🤖 AI Summary
To address the limitations of single- or dual-modal guidance and insufficient modeling of complex semantics in few-shot segmentation (FSS), this paper proposes the Dynamic Multimodal Fusion Framework (DFR). DFR introduces a novel tri-modal (vision, text, audio) decomposition-fusion-reconstruction mechanism: it leverages SAM to generate visual region proposals, integrates hierarchical semantic expansion with audio feature extraction, employs a contrastive cross-modal fusion module for semantic alignment, and adopts a dual-path reconstruction architecture to jointly optimize geometric and semantic consistency. Evaluated on both synthetic and real-world benchmarks, DFR significantly outperforms state-of-the-art methods. Experimental results demonstrate that dynamic multimodal interaction is critical for enhancing the robustness and generalization capability of few-shot segmentation, particularly under limited labeled support.
📝 Abstract
This paper presents DFR (Decompose, Fuse and Reconstruct), a novel framework that addresses the fundamental challenge of effectively utilizing multi-modal guidance in few-shot segmentation (FSS).

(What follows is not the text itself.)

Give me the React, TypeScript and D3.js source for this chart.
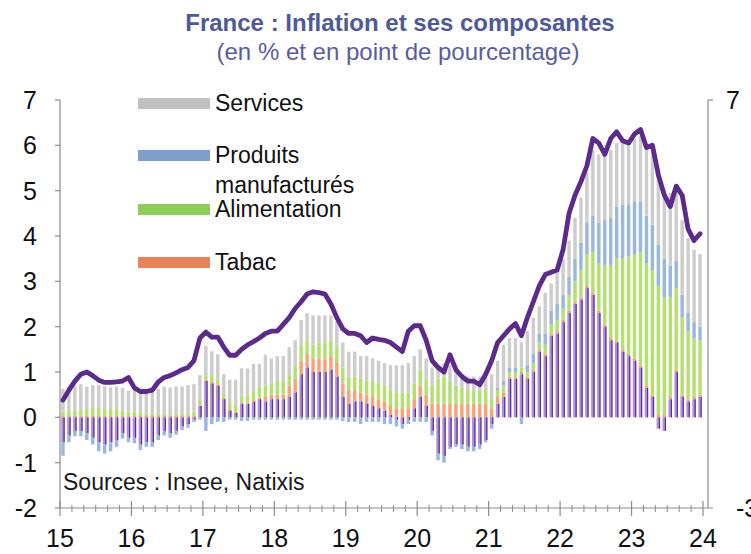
import React from 'react';
import * as d3 from 'd3';

// Monthly data, Jan 2015 -> Dec 2023 (contributions in percentage points)
const energie = [
  -0.55, -0.4, -0.3, -0.3, -0.35, -0.45, -0.55, -0.6, -0.55, -0.5, -0.35, -0.45,
  -0.45, -0.6, -0.55, -0.55, -0.4, -0.3, -0.35, -0.3, -0.2, -0.15, -0.05, 0.25,
  0.8, 0.75, 0.7, 0.4, 0.15, 0.1, 0.3, 0.3, 0.35, 0.4, 0.35, 0.4,
  0.4, 0.4, 0.45, 0.55, 0.95, 1.1, 1.0, 1.0, 1.0, 1.05, 0.9, 0.45,
  0.3, 0.35, 0.35, 0.3, 0.25, 0.2, 0.15, 0.05, -0.05, -0.15, -0.05, 0.2,
  0.45, 0.25, -0.3, -0.8, -0.85, -0.65, -0.6, -0.6, -0.65, -0.65, -0.6, -0.5,
  -0.15, 0.3, 0.45, 0.85, 0.85, 0.95, 0.85, 1.0, 1.45, 1.35, 1.8, 1.85,
  2.1, 2.3, 2.5, 2.6, 2.85, 2.7, 2.3, 2.0, 1.7, 1.65, 1.45, 1.35,
  1.25, 1.1, 0.65, 0.45, -0.25, -0.3, 0.4, 1.0, 0.45, 0.35, 0.4, 0.45,
];
const tabac = [
  0.03, 0.03, 0.03, 0.03, 0.03, 0.03, 0.03, 0.03, 0.03, 0.03, 0.03, 0.03,
  0.03, 0.03, 0.03, 0.03, 0.03, 0.03, 0.03, 0.03, 0.03, 0.03, 0.03, 0.03,
  0.03, 0.03, 0.03, 0.03, 0.03, 0.03, 0.03, 0.03, 0.03, 0.03, 0.1, 0.1,
  0.1, 0.1, 0.25, 0.3, 0.3, 0.3, 0.3, 0.3, 0.3, 0.3, 0.3, 0.3,
  0.3, 0.25, 0.2, 0.2, 0.2, 0.2, 0.2, 0.2, 0.2, 0.2, 0.2, 0.2,
  0.25, 0.25, 0.3, 0.3, 0.3, 0.3, 0.3, 0.3, 0.3, 0.3, 0.3, 0.3,
  0.2, 0.15, 0.1, 0.05, 0.05, 0.05, 0.05, 0.05, 0.05, 0.05, 0.05, 0.05,
  0.05, 0.05, 0.05, 0.05, 0.05, 0.05, 0.05, 0.05, 0.05, 0.05, 0.05, 0.05,
  0.05, 0.05, 0.05, 0.05, 0.05, 0.05, 0.05, 0.05, 0.05, 0.05, 0.05, 0.05,
];
const alimentation = [
  0.1, 0.12, 0.12, 0.15, 0.15, 0.18, 0.18, 0.15, 0.15, 0.15, 0.12, 0.1,
  0.1, 0.08, 0.05, 0.05, 0.05, 0.05, 0.03, 0.05, 0.05, 0.08, 0.1, 0.1,
  0.1, 0.15, 0.1, 0.1, 0.15, 0.15, 0.15, 0.15, 0.2, 0.25, 0.25, 0.25,
  0.3, 0.3, 0.25, 0.3, 0.35, 0.3, 0.3, 0.35, 0.35, 0.35, 0.35, 0.35,
  0.3, 0.3, 0.3, 0.3, 0.35, 0.35, 0.35, 0.35, 0.35, 0.35, 0.35, 0.35,
  0.35, 0.35, 0.4, 0.55, 0.6, 0.5, 0.4, 0.35, 0.3, 0.3, 0.3, 0.3,
  0.2, 0.15, 0.15, 0.1, 0.1, 0.1, 0.1, 0.15, 0.15, 0.2, 0.2, 0.25,
  0.25, 0.35, 0.45, 0.6, 0.7, 0.9, 1.05, 1.3, 1.6, 1.8, 2.0, 2.15,
  2.3, 2.5, 2.7, 2.75, 2.85, 2.6, 2.2, 1.8, 1.7, 1.5, 1.3, 1.2,
];
const manufactures = [
  -0.3, -0.15, -0.12, -0.12, -0.15, -0.15, -0.2, -0.2, -0.2, -0.15, -0.12, -0.1,
  -0.12, -0.12, -0.1, -0.1, -0.1, -0.1, -0.1, -0.08, -0.08, -0.08, -0.05, -0.05,
  -0.3, -0.15, -0.1, -0.1, -0.05, -0.05, -0.08, -0.08, -0.05, -0.05, -0.05, -0.05,
  -0.05, -0.05, -0.05, -0.05, -0.05, -0.05, -0.05, -0.05, -0.05, -0.05, -0.05, -0.08,
  -0.1, -0.1, -0.15, -0.1, -0.1, -0.1, -0.15, -0.15, -0.15, -0.1, -0.1, -0.1,
  -0.1, -0.1, -0.1, -0.15, -0.15, -0.05, -0.05, -0.1, -0.1, -0.1, -0.1, -0.05,
  -0.1, 0.05, 0.1, 0.1, 0.1, -0.15, 0.15, 0.2, 0.2, 0.25, 0.3, 0.35,
  0.3, 0.4, 0.5, 0.6, 0.7, 0.8, 0.9, 1.0, 1.05, 1.15, 1.2, 1.15,
  1.15, 1.1, 1.05, 1.0, 0.9, 0.85, 0.7, 0.6, 0.5, 0.4, 0.35, 0.3,
];
const services = [
  0.5, 0.5, 0.55, 0.55, 0.5, 0.5, 0.5, 0.5, 0.48, 0.5, 0.5, 0.45,
  0.5, 0.5, 0.55, 0.55, 0.55, 0.6, 0.6, 0.6, 0.6, 0.6, 0.6, 0.55,
  0.65, 0.53, 0.56, 0.42, 0.5, 0.55, 0.6, 0.6, 0.6, 0.5, 0.68, 0.55,
  0.55, 0.55, 0.6, 0.55, 0.55, 0.6, 0.65, 0.6, 0.6, 0.55, 0.55, 0.55,
  0.55, 0.55, 0.5, 0.55, 0.5, 0.5, 0.5, 0.55, 0.6, 0.6, 0.65, 0.6,
  0.45, 0.45, 0.4, 0.3, 0.3, 0.35, 0.35, 0.3, 0.3, 0.3, 0.3, 0.3,
  0.55, 0.6, 0.8, 0.65, 0.65, 0.55, 0.75, 0.8, 0.6, 0.9, 0.6, 0.7,
  0.8, 0.8, 0.9, 1.0, 1.1, 1.45, 1.5, 1.4, 1.5, 1.4, 1.4, 1.3,
  1.4, 1.45, 1.5, 1.6, 1.55, 1.5, 1.6, 1.6, 1.65, 1.65, 1.6, 1.6,
];
const inflation = [
  0.38, 0.6, 0.8, 0.95, 1.0, 0.92, 0.82, 0.77, 0.77, 0.78, 0.8, 0.88,
  0.65, 0.57, 0.57, 0.6, 0.78, 0.88, 0.92, 0.98, 1.05, 1.1, 1.25, 1.75,
  1.88, 1.77, 1.77, 1.55, 1.37, 1.37, 1.5, 1.6, 1.67, 1.75, 1.85, 1.9,
  1.9, 2.05, 2.2, 2.4, 2.55, 2.72, 2.77, 2.75, 2.72, 2.5, 2.2, 1.95,
  1.85, 1.85, 1.8, 1.65, 1.75, 1.72, 1.7, 1.65, 1.55, 1.45, 1.9, 2.02,
  2.02, 1.7, 1.25, 1.1, 1.0, 1.38, 1.05, 0.9, 0.8, 0.8, 0.72, 0.95,
  1.25, 1.65, 1.8, 1.95, 2.07, 1.8, 2.2, 2.55, 2.9, 3.15, 3.2, 3.25,
  3.7, 4.5, 4.9, 5.2, 5.55, 6.15, 6.05, 5.8, 6.15, 6.3, 6.1, 6.05,
  6.25, 6.35, 5.95, 6.0, 5.35, 4.9, 4.65, 5.1, 4.9, 4.15, 3.9, 4.05,
];

const yearLabels = ['15', '16', '17', '18', '19', '20', '21', '22', '23', '24'];
const yTicks = [7, 6, 5, 4, 3, 2, 1, 0, -1, -2];
const seriesKeys = ['energie', 'tabac', 'alimentation', 'manufactures', 'services'];
const seriesColors: Record<string, string> = {
  energie: '#b08de0',
  tabac: '#f5a47a',
  alimentation: '#b3e070',
  manufactures: '#9ab8de',
  services: '#cdcdcd',
};
const legendItems = [
  { label: ['Services'], color: '#c0c0c0' },
  { label: ['Produits', 'manufacturés'], color: '#7d9fcc' },
  { label: ['Alimentation'], color: '#8fcf55' },
  { label: ['Tabac'], color: '#ec8358' },
];

const FONT = 'Liberation Sans, Arial, Helvetica, sans-serif';

export default function App() {
  const W = 751;
  const H = 554;
  const left = 60;
  const right = 703;
  const top = 100;
  const bottom = 508;
  const n = energie.length;
  const months = d3.range(n);

  const xb = d3.scaleBand<number>().domain(months).range([left, right]).paddingInner(0.42).paddingOuter(0.21);
  const xt = d3.scaleLinear().domain([0, yearLabels.length - 1]).range([left, right]);
  const y = d3.scaleLinear().domain([-2, 7]).range([bottom, top]);

  const rows = months.map((i) => ({
    energie: energie[i],
    tabac: tabac[i],
    alimentation: alimentation[i],
    manufactures: manufactures[i],
    services: services[i],
  }));
  const stacked = d3.stack<any>().keys(seriesKeys).offset(d3.stackOffsetDiverging)(rows);

  const line = d3
    .line<number>()
    .x((_, i) => (xb(i) as number) + xb.bandwidth() / 2)
    .y((d) => y(d))
    .curve(d3.curveLinear);

  const minorTicks = d3.range(0, (yearLabels.length - 1) * 6 + 1).filter((k) => k % 6 !== 0);

  return (
    <svg width={W} height={H} style={{ position: 'absolute', left: 0, top: 0, background: '#fff' }} fontFamily={FONT}>
      <rect x={0} y={0} width={W} height={H} fill="#fff" />
      {/* Title */}
      <text x={400} y={31} textAnchor="middle" fontSize={24} fontWeight="bold" fill="#4e5a98">
        France : Inflation et ses composantes
      </text>
      <text x={398} y={60} textAnchor="middle" fontSize={24} fill="#5a5d9c">
        (en % et en point de pourcentage)
      </text>

      {/* Bars */}
      {stacked.map((s) => (
        <g key={s.key}>
          {s.map((d, i) => {
            const y0 = y(d[0]);
            const y1 = y(d[1]);
            const h = Math.abs(y0 - y1);
            if (h < 0.01) return null;
            return (
              <rect
                key={i}
                x={xb(i) as number}
                y={Math.min(y0, y1)}
                width={xb.bandwidth()}
                height={h}
                fill={seriesColors[s.key as string]}
              />
            );
          })}
        </g>
      ))}
      {/* dark edge on energy bars */}
      {stacked[0].map((d, i) => {
        const y0 = y(d[0]);
        const y1 = y(d[1]);
        const h = Math.abs(y0 - y1);
        if (h < 0.01) return null;
        return (
          <rect key={'e' + i} x={(xb(i) as number) + xb.bandwidth() - 1.2} y={Math.min(y0, y1)} width={1.2} height={h} fill="#5a3585" />
        );
      })}

      {/* Axes */}
      <line x1={left} x2={left} y1={top} y2={bottom} stroke="#8c8c8c" strokeWidth={1.2} />
      <line x1={708} x2={708} y1={top} y2={bottom} stroke="#8c8c8c" strokeWidth={1.2} />
      <line x1={left} x2={713} y1={bottom} y2={bottom} stroke="#8c8c8c" strokeWidth={1.2} />
      <line x1={708} x2={713} y1={top} y2={top} stroke="#8c8c8c" strokeWidth={1.2} />
      {yTicks.map((t) => (
        <g key={t}>
          <line x1={left - 5} x2={left} y1={y(t)} y2={y(t)} stroke="#8c8c8c" strokeWidth={1.2} />
          <text x={37} y={y(t) + 9} textAnchor="end" fontSize={25} fill="#111">
            {t}
          </text>
        </g>
      ))}
      <text x={726} y={y(7) + 9} fontSize={25} fill="#111">7</text>
      <text x={736} y={bottom + 9} fontSize={25} fill="#111">-3</text>
      {yearLabels.map((lab, k) => (
        <g key={lab}>
          <line x1={xt(k)} x2={xt(k)} y1={bottom - 7} y2={bottom + 8} stroke="#8c8c8c" strokeWidth={1.2} />
          <text x={xt(k)} y={547} textAnchor="middle" fontSize={25} fill="#111">
            {lab}
          </text>
        </g>
      ))}
      {minorTicks.map((k) => (
        <line key={'m' + k} x1={xt(k / 6)} x2={xt(k / 6)} y1={bottom - 3} y2={bottom + 4} stroke="#8c8c8c" strokeWidth={1} />
      ))}

      {/* Inflation line */}
      <path d={line(inflation) as string} fill="none" stroke="#5b2a8c" strokeWidth={4.8} strokeLinejoin="round" strokeLinecap="round" />

      {/* Legend */}
      {legendItems.map((it, k) => {
        const ys = [103, 155, 209, 262][k];
        return (
          <g key={k}>
            <rect x={138} y={ys - 5} width={72} height={11} fill={it.color} />
            {it.label.map((l, j) => (
              <text key={j} x={215} y={ys + 8 + j * 30} fontSize={23} fill="#111">
                {l}
              </text>
            ))}
          </g>
        );
      })}

      <text x={63} y={490} fontSize={23} fill="#1a1a1a">
        Sources : Insee, Natixis
      </text>
    </svg>
  );
}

While existing approaches primarily rely on visual support samples or textual descriptions, their single or dual-modal paradigms limit exploitation of rich perceptual information available in real-world scenarios. To overcome this limitation, the proposed approach leverages the Segment Anything Model (SAM) to systematically integrate visual, textual, and audio modalities for enhanced semantic understanding. The DFR framework introduces three key innovations: 1) Multi-modal Decompose: a hierarchical decomposition scheme that extracts visual region proposals via SAM, expands textual semantics into fine-grained descriptors, and processes audio features for contextual enrichment; 2) Multi-modal Contrastive Fuse: a fusion strategy employing contrastive learning to maintain consistency across visual, textual, and audio modalities while enabling dynamic semantic interactions between foreground and background features; 3) Dual-path Reconstruct: an adaptive integration mechanism combining semantic guidance from tri-modal fused tokens with geometric cues from multi-modal location priors. Extensive experiments across visual, textual, and audio modalities under both synthetic and real settings demonstrate DFR's substantial performance improvements over state-of-the-art methods.